SACRAMENTO — There were two words to describe the situation around the Sacramento Convention Center on Tuesday while a Police Expo was taking place inside the facility and demonstrations were held outside of the building in J Street.

A clash between members of Black Lives Sacramento and pro-police demonstrators heightened the tension while local police agencies showed up in riot gear, mount horses, bicycles, and plainclothes attire.

Rashid Sidqe, a member of Law Enforcement Accountability Directive, said it best about the day’s event that highlighted six months since Stephon Clark was shot and killed by two Sacramento Police officers in his grandmother’s backyard.
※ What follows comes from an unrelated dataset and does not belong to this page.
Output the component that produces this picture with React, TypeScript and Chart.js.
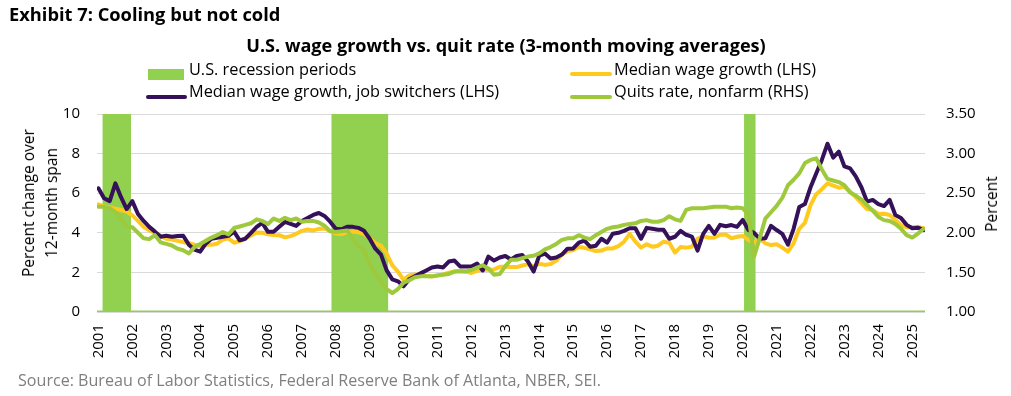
import React, { useEffect, useRef } from 'react';
import { Chart, registerables } from 'chart.js';

Chart.register(...registerables);

// ---------------- DATA ----------------
const START_YEAR = 2001;
const STEP_MONTHS = 2; // one value every 2 months, from Jan 2001
const yearLabels = [
  '2001', '2002', '2003', '2004', '2005', '2006', '2007', '2008', '2009', '2010', '2011', '2012',
  '2013', '2014', '2015', '2016', '2017', '2018', '2019', '2020', '2021', '2022', '2023', '2024', '2025',
];
const recessionPeriods: [string, string][] = [
  ['2001-03', '2001-11'],
  ['2007-12', '2009-06'],
  ['2020-02', '2020-04'],
];
// Median wage growth, job switchers (LHS, %)
const wageSwitchers = [
  6.25, 5.75, 5.6, 6.5, 5.8, 5.2, 5.6, 4.95, 4.6, 4.3, 4.06, 3.8,
  3.85, 3.8, 3.84, 3.85, 3.4, 3.15, 3.05, 3.45, 3.7, 3.75, 3.8, 3.85,
  4.06, 3.62, 3.7, 4.0, 4.3, 4.5, 4.05, 4.05, 4.3, 4.55, 4.45, 4.35,
  4.6, 4.75, 4.9, 5.0, 4.85, 4.56, 4.2, 4.18, 4.3, 4.3, 4.25, 4.1,
  3.7, 3.2, 2.9, 2.1, 1.65, 1.55, 1.3, 1.65, 1.8, 1.95, 2.1, 2.25,
  2.3, 2.25, 2.55, 2.6, 2.3, 2.3, 2.3, 2.45, 2.1, 2.8, 2.6, 2.75,
  2.83, 2.65, 2.83, 2.88, 2.55, 2.04, 2.85, 2.95, 2.7, 2.75, 2.9, 3.2,
  3.21, 3.5, 3.6, 3.3, 3.35, 3.7, 3.5, 3.95, 4.0, 4.1, 4.23, 4.23,
  3.7, 4.25, 4.2, 4.15, 4.15, 3.7, 3.8, 4.1, 3.9, 3.81, 3.1, 3.95,
  4.35, 3.95, 4.4, 4.33, 4.39, 4.3, 4.65, 4.14, 4.0, 3.7, 3.72, 4.35,
  4.14, 3.95, 3.4, 4.2, 5.3, 5.45, 6.3, 7.0, 7.68, 8.5, 7.8, 8.1,
  7.35, 7.25, 6.85, 6.3, 5.57, 5.66, 5.45, 5.35, 5.66, 4.9, 4.75, 4.4,
  4.23, 4.26, 4.14,
];
// Median wage growth (LHS, %)
const wageMedian = [
  5.44, 5.33, 5.28, 5.22, 5.15, 5.07, 4.88, 4.6, 4.3, 4.12, 4.0, 3.85,
  3.7, 3.66, 3.6, 3.53, 3.47, 3.4, 3.32, 3.4, 3.4, 3.45, 3.66, 3.72,
  3.5, 3.58, 3.72, 3.87, 4.02, 4.0, 3.92, 3.89, 3.88, 3.77, 3.83, 3.95,
  4.1, 4.17, 4.12, 4.2, 4.22, 4.1, 3.97, 3.94, 4.03, 4.06, 4.03, 3.95,
  3.72, 3.47, 3.35, 2.95, 2.35, 2.04, 1.62, 1.85, 1.9, 1.86, 1.82, 1.79,
  1.85, 1.9, 1.98, 2.05, 2.09, 2.05, 1.97, 2.08, 2.14, 2.13, 2.15, 2.28,
  2.29, 2.27, 2.27, 2.35, 2.42, 2.3, 2.44, 2.38, 2.42, 2.6, 2.9, 3.07,
  3.13, 3.28, 3.24, 3.16, 3.08, 3.1, 3.21, 3.21, 3.33, 3.55, 3.95, 3.55,
  3.25, 3.42, 3.3, 3.35, 3.55, 3.5, 3.0, 3.28, 3.25, 3.3, 3.7, 3.84,
  3.75, 3.76, 3.9, 3.92, 3.72, 3.8, 3.84, 3.64, 3.5, 3.7, 3.47, 3.38,
  3.42, 3.25, 3.05, 3.47, 4.2, 4.5, 5.4, 5.95, 6.2, 6.5, 6.38, 6.28,
  6.32, 6.08, 5.8, 5.5, 5.2, 5.15, 4.95, 4.96, 4.9, 4.65, 4.38, 4.28,
  4.28, 4.3, 4.23,
];
// Quits rate, nonfarm (RHS, %)
const quitsRate = [
  2.33, 2.33, 2.31, 2.26, 2.18, 2.08, 2.07, 2.0, 1.93, 1.92, 1.97, 1.88,
  1.86, 1.84, 1.8, 1.78, 1.74, 1.82, 1.86, 1.9, 1.94, 1.97, 2.01, 1.98,
  2.06, 2.08, 2.1, 2.12, 2.17, 2.15, 2.11, 2.18, 2.15, 2.19, 2.16, 2.18,
  2.14, 2.15, 2.15, 2.13, 2.09, 2.02, 2.01, 2.02, 2.03, 1.93, 1.83, 1.78,
  1.6, 1.49, 1.38, 1.29, 1.24, 1.29, 1.37, 1.4, 1.44, 1.45, 1.45, 1.45,
  1.46, 1.47, 1.48, 1.51, 1.51, 1.51, 1.53, 1.56, 1.59, 1.55, 1.47, 1.48,
  1.58, 1.66, 1.66, 1.68, 1.7, 1.71, 1.74, 1.79, 1.82, 1.86, 1.91, 1.93,
  1.93, 1.97, 1.94, 1.92, 1.97, 2.01, 2.05, 2.07, 2.08, 2.1, 2.11, 2.12,
  2.15, 2.16, 2.14, 2.14, 2.16, 2.21, 2.17, 2.15, 2.29, 2.31, 2.31, 2.31,
  2.32, 2.33, 2.33, 2.33, 2.31, 2.32, 2.31, 2.23, 1.7, 1.93, 2.18, 2.26,
  2.34, 2.44, 2.6, 2.67, 2.75, 2.88, 2.92, 2.94, 2.8, 2.68, 2.66, 2.64,
  2.6, 2.51, 2.47, 2.42, 2.35, 2.28, 2.2, 2.16, 2.15, 2.11, 2.05, 1.97,
  1.94, 1.99, 2.05,
];

// ---------------- STYLE ----------------
const FONT = "'Open Sans', sans-serif";
const C_RECESSION = '#92d050';
const C_SWITCHERS = '#35115a';
const C_MEDIAN = '#ffc91f';
const C_QUITS = '#9fc93c';
const GRID = '#d9d9d9';

const W = 1011;
const H = 396;
const PLOT_LEFT = 97;
const PLOT_RIGHT = 925;
const PLOT_TOP = 114;
const PLOT_BOTTOM = 312;

const LEFT_MAX = 10;
const lastIndex = (wageSwitchers.length - 1) * STEP_MONTHS;
const X_MIN = -0.5;
const X_MAX = lastIndex + 0.5;

const monthIndex = (s: string) => {
  const [y, m] = s.split('-').map(Number);
  return (y - START_YEAR) * 12 + (m - 1);
};
const toPoints = (vals: number[]) => vals.map((y, i) => ({ x: i * STEP_MONTHS, y }));

function recessionShape() {
  const pts: { x: number; y: number }[] = [{ x: X_MIN, y: 0 }];
  for (const [a, b] of recessionPeriods) {
    const s = monthIndex(a);
    const e = monthIndex(b) + 1;
    pts.push({ x: s, y: 0 }, { x: s, y: LEFT_MAX }, { x: e, y: LEFT_MAX }, { x: e, y: 0 });
  }
  pts.push({ x: X_MAX, y: 0 });
  return pts;
}

export default function App() {
  const ref = useRef<HTMLCanvasElement | null>(null);

  useEffect(() => {
    if (!ref.current) return;
    const tickFont = { family: FONT, size: 15 };
    const chart = new Chart(ref.current, {
      type: 'line',
      data: {
        datasets: [
          {
            label: 'Quits rate, nonfarm (RHS)',
            data: toPoints(quitsRate),
            yAxisID: 'y1',
            borderColor: C_QUITS,
            borderWidth: 4,
            pointRadius: 0,
            tension: 0,
            borderJoinStyle: 'round',
            borderCapStyle: 'round',
            order: 0,
          },
          {
            label: 'Median wage growth, job switchers (LHS)',
            data: toPoints(wageSwitchers),
            yAxisID: 'y',
            borderColor: C_SWITCHERS,
            borderWidth: 4,
            pointRadius: 0,
            tension: 0,
            borderJoinStyle: 'round',
            borderCapStyle: 'round',
            order: 1,
          },
          {
            label: 'Median wage growth (LHS)',
            data: toPoints(wageMedian),
            yAxisID: 'y',
            borderColor: C_MEDIAN,
            borderWidth: 4,
            pointRadius: 0,
            tension: 0,
            borderJoinStyle: 'round',
            borderCapStyle: 'round',
            order: 2,
          },
          {
            label: 'U.S. recession periods',
            data: recessionShape(),
            yAxisID: 'y',
            borderColor: C_RECESSION,
            backgroundColor: C_RECESSION,
            borderWidth: 3,
            pointRadius: 0,
            tension: 0,
            fill: 'origin',
            order: 3,
          },
        ],
      } as any,
      options: {
        animation: false,
        responsive: false,
        maintainAspectRatio: false,
        events: [],
        layout: { padding: { top: PLOT_TOP, left: 0, right: 0, bottom: 0 } },
        plugins: {
          legend: { display: false },
          title: { display: false },
          tooltip: { enabled: false },
        },
        scales: {
          x: {
            type: 'linear',
            min: X_MIN,
            max: X_MAX,
            grid: { display: false, drawTicks: false },
            border: { display: false },
            afterBuildTicks: (scale: any) => {
              scale.ticks = yearLabels.map((_, i) => ({ value: i * 12 }));
            },
            afterFit: (scale: any) => {
              scale.height = H - PLOT_BOTTOM;
            },
            ticks: {
              autoSkip: false,
              minRotation: 90,
              maxRotation: 90,
              padding: 12,
              color: '#000',
              font: tickFont,
              callback: (_v: any, i: number) => yearLabels[i],
            },
          },
          y: {
            position: 'left',
            min: 0,
            max: LEFT_MAX,
            grid: { color: GRID, lineWidth: 1, drawTicks: false },
            border: { display: false },
            afterFit: (scale: any) => {
              scale.width = PLOT_LEFT;
            },
            ticks: { stepSize: 2, padding: 17, color: '#000', font: tickFont },
          },
          y1: {
            position: 'right',
            min: 1,
            max: 3.5,
            grid: { drawOnChartArea: false, drawTicks: false },
            border: { display: false },
            afterFit: (scale: any) => {
              scale.width = W - PLOT_RIGHT;
            },
            ticks: {
              stepSize: 0.5,
              padding: 21,
              color: '#000',
              font: tickFont,
              callback: (v: any) => Number(v).toFixed(2),
            },
          },
        },
      } as any,
    });
    return () => chart.destroy();
  }, []);

  const abs = (s: React.CSSProperties): React.CSSProperties => ({ position: 'absolute', whiteSpace: 'nowrap', ...s });
  const legendText: React.CSSProperties = { fontSize: 16.3, lineHeight: '20px' };

  return (
    <div style={{ position: 'absolute', left: 0, top: 0, width: W, height: H, background: '#fff', fontFamily: FONT, color: '#000', overflow: 'hidden' }}>
      <canvas ref={ref} width={W} height={H} style={{ position: 'absolute', left: 0, top: 0, width: W, height: H }} />
      <div style={abs({ left: 9, top: 2, fontSize: 18.3, fontWeight: 700, lineHeight: '24px' })}>Exhibit 7: Cooling but not cold</div>
      <div style={abs({ left: 0, width: 1012, top: 33, textAlign: 'center', fontSize: 18.1, fontWeight: 700, lineHeight: '24px' })}>
        U.S. wage growth vs. quit rate (3-month moving averages)
      </div>

      {/* legend */}
      <div style={abs({ left: 148, top: 69, width: 36, height: 11, background: C_RECESSION })} />
      <div style={abs({ left: 189, top: 59, ...legendText })}>U.S. recession periods</div>
      <div style={abs({ left: 146, top: 94.5, width: 41, height: 4, borderRadius: 2, background: C_SWITCHERS })} />
      <div style={abs({ left: 189, top: 81, ...legendText })}>Median wage growth, job switchers (LHS)</div>
      <div style={abs({ left: 570, top: 72, width: 42, height: 4, borderRadius: 2, background: C_MEDIAN })} />
      <div style={abs({ left: 614, top: 59, ...legendText })}>Median wage growth (LHS)</div>
      <div style={abs({ left: 570, top: 94.5, width: 42, height: 4, borderRadius: 2, background: C_QUITS })} />
      <div style={abs({ left: 614, top: 81, ...legendText })}>Quits rate, nonfarm (RHS)</div>

      {/* axis titles */}
      <div style={abs({ left: 39.5, top: 203, transform: 'translate(-50%, -50%) rotate(-90deg)', fontSize: 15.5, lineHeight: '23px', textAlign: 'center' })}>
        Percent change over
        <br />
        12-month span
      </div>
      <div style={abs({ left: 991, top: 203.5, transform: 'translate(-50%, -50%) rotate(-90deg)', fontSize: 15.5, lineHeight: '20px' })}>Percent</div>

      {/* source */}
      <div style={abs({ left: 18, top: 370, fontSize: 16.1, lineHeight: '20px', color: '#7f7f7f' })}>
        Source: Bureau of Labor Statistics, Federal Reserve Bank of Atlanta, NBER, SEI.
      </div>
    </div>
  );
}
“It was ‘organized chaos,’” Sidqe told The OBSERVER. “This was really just to come out and protest for Stephon Clark. We understand the (Sacramento County) Sheriff’s office lost somebody (Sept. 17). But this just escalated things on both sides.”

Sidqe was referring to the fact that he and some BLMS members believe Sacramento County Sheriff Scott Jones raised the barometer level when he asked pro-police supporters of the law enforcement to confront BLMS demonstrators at the event hosted by the California Peace Officers Association.

The Sheriff’s department lost a deputy who was shot and killed in Rancho Cordova. Law enforcement agents were also criticized for shielding the pro-police protesters during the demonstrations, who at times were the agitators.

“Here we are in a peaceful protest and they’ve (pro-police supporters) been inciting a near riot,” said local social justice advocate and founder of Voices of the Youth, Berry Accius. “The counter-protesters…Scott Jones called them out. The police have been protecting them. They are protecting White Supremacy.”

Apparently, the Sacramento Police department harnessed most of the actions on Monday to prevent what could have been another Ferguson and Charlottesville combined. The marches by BLMS were closely monitored and were a lot more controlled despite a lot of emotions running high.

What should be noted, Black Lives Matter Sacramento has not triggered one riot in the Sacramento region as it pushes to express the right of the First Amendment.

“Obviously, we want people to exercise their rights. But at the same time, we want to keep the peace and keep different groups apart,” Sacramento Police Chief Daniel Hahn told The OBSERVER. “There are people angry on all sides. The last thing we want is violence over a protest while they try to express their views.”